Image Only PDF

caustin · February 17, 2009, 4:58am

Hi,

Is there some way to determine whether a page of a PDF contains a single image and nothing else?

I’m sure I saw something once, but can’t remember where,

Thanks,

Chris

shahzadlatif · February 17, 2009, 6:14am

Hi Chris,

Aspose.Pdf.Kit can help you in this requirement; however, there is no one straight forward method that can tell you that the page contains only images. Nevertheless, if you use Aspose.Pdf.Kit.Pdf.PdfExtractor calss that'll help you out. You can use HasNextPageText and HasNextImage methods. To specify a particular page before searching for the text or the images StartPage and EndPage properties will work.

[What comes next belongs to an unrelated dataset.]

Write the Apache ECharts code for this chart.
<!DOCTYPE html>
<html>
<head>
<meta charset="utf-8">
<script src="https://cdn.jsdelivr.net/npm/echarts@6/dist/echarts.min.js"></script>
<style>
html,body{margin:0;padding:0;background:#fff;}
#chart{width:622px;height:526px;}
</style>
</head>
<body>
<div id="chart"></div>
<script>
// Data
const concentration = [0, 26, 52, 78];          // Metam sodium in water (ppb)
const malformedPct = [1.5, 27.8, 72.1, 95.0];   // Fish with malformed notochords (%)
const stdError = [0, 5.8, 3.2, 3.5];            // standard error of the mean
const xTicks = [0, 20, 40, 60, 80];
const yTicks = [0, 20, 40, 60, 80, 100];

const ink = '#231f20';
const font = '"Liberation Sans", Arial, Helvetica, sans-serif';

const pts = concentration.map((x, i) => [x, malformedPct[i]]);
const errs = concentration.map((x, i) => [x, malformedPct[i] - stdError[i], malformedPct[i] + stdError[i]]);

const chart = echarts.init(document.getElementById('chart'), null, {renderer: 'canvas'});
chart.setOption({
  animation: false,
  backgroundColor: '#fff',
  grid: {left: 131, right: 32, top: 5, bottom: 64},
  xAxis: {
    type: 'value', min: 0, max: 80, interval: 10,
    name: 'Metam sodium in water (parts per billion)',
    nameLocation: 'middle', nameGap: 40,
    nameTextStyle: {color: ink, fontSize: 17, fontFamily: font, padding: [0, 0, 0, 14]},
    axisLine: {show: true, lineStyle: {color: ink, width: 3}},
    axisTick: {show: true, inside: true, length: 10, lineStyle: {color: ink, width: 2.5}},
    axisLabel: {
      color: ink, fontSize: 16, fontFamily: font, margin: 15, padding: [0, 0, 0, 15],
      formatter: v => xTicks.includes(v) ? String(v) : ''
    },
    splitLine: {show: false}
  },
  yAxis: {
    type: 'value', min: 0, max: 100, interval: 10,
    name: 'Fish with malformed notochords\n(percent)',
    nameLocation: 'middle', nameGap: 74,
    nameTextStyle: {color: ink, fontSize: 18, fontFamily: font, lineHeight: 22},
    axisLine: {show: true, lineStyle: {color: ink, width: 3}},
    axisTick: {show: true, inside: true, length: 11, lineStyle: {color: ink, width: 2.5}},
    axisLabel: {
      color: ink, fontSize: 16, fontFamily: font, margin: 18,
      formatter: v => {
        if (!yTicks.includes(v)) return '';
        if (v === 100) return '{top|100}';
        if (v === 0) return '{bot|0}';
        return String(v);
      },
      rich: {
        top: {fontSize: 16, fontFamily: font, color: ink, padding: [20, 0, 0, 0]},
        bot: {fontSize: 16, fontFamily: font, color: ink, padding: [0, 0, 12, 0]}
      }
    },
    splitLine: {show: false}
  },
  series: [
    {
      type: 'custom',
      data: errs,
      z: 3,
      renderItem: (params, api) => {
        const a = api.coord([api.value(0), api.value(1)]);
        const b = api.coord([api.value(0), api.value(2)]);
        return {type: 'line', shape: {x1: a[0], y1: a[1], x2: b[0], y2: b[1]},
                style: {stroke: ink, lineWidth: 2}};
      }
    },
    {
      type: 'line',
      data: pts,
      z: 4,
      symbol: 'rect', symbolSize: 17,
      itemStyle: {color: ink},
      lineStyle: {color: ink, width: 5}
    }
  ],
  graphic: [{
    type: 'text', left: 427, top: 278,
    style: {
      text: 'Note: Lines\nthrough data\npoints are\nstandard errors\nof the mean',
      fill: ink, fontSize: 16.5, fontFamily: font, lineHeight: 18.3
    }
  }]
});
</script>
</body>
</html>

Moreover, you can read following topics for better understanding:

Extract Text from PDF Document

Extract Image from PDF Document

I hope this helps. If you need any further help please do let us know.

Regards,

codewarior · February 17, 2009, 11:55am

Hello Chris,

Adding more to Shahzad's comments, if you need to check if the Pdf page contains Image or Text, then you can use the following code snippet to accomplish your requirement,

[C#]

// Instantiate a memoryStream object to hold the extracted text from Document
MemoryStream ms = new MemoryStream();
//Instantiate PdfExtractor object
PdfExtractor extractor = new PdfExtractor();
/ Specify the Start page
extractor.StartPage = 1;
// Specify the End Page
extractor.EndPage = 1;
//Bind the input PDF document to extractor
extractor.BindPdf(@"d:\pdftest\tiffsize_issue.pdf");
//Extract text from the input PDF document
extractor.ExtractText();

//Save the extracted text to a text file
extractor.GetText(ms);
// Check if the MemoryStream length is greater than or equal to 1
if (ms.Length <= 1)
MessageBox.Show("Page contains an Image");
else
MessageBox.Show("Pdf contains text");

and if you need to check, if the Pdf page contains one or more than one image, then you can use the following code snippet.

[C#]

//Instantiate PdfExtractor object
PdfExtractor extractor = new PdfExtractor();
//Bind the input PDF document to extractor
extractor.BindPdf(@"d:\pdftest\tiffsize_issue.pdf");

//Set the Number of Page in PDF document from where to start image extraction
extractor.StartPage = 1;
//Set the Number of Page in PDF document, where to end image extraction
extractor.EndPage = 1;
//Extract images from the input PDF document
extractor.ExtractImage();

//A variable to store the prefix (First Part usually file name) of the image file name
String prefix = @"d:\pdftest\Image_Storage\";
//A variable to store the suffix (Last Part usually file extension) of the image file name
String suffix = ".jpg";
//A variable to count number of extracted images
int imageCount = 0;
//Calling HasNextImage method in while loop. When images will finish, loop will exit
while (extractor.HasNextImage())
{
//Call GetNextImage method to store image as a file
extractor.GetNextImage(prefix + imageCount + suffix);
//Incrementing image counter variable
imageCount++;
}

if(imageCount == 1)
MessageBox.Show("Page contains 1 Image file");
else if (imageCount >1)
MessageBox.Show("Page contains more than 1 Image file" );

In case it does not satisfy your requirement, please feel free to share.

caustin · February 18, 2009, 12:50am

Thanks, the first sample was precisely what I needed to do.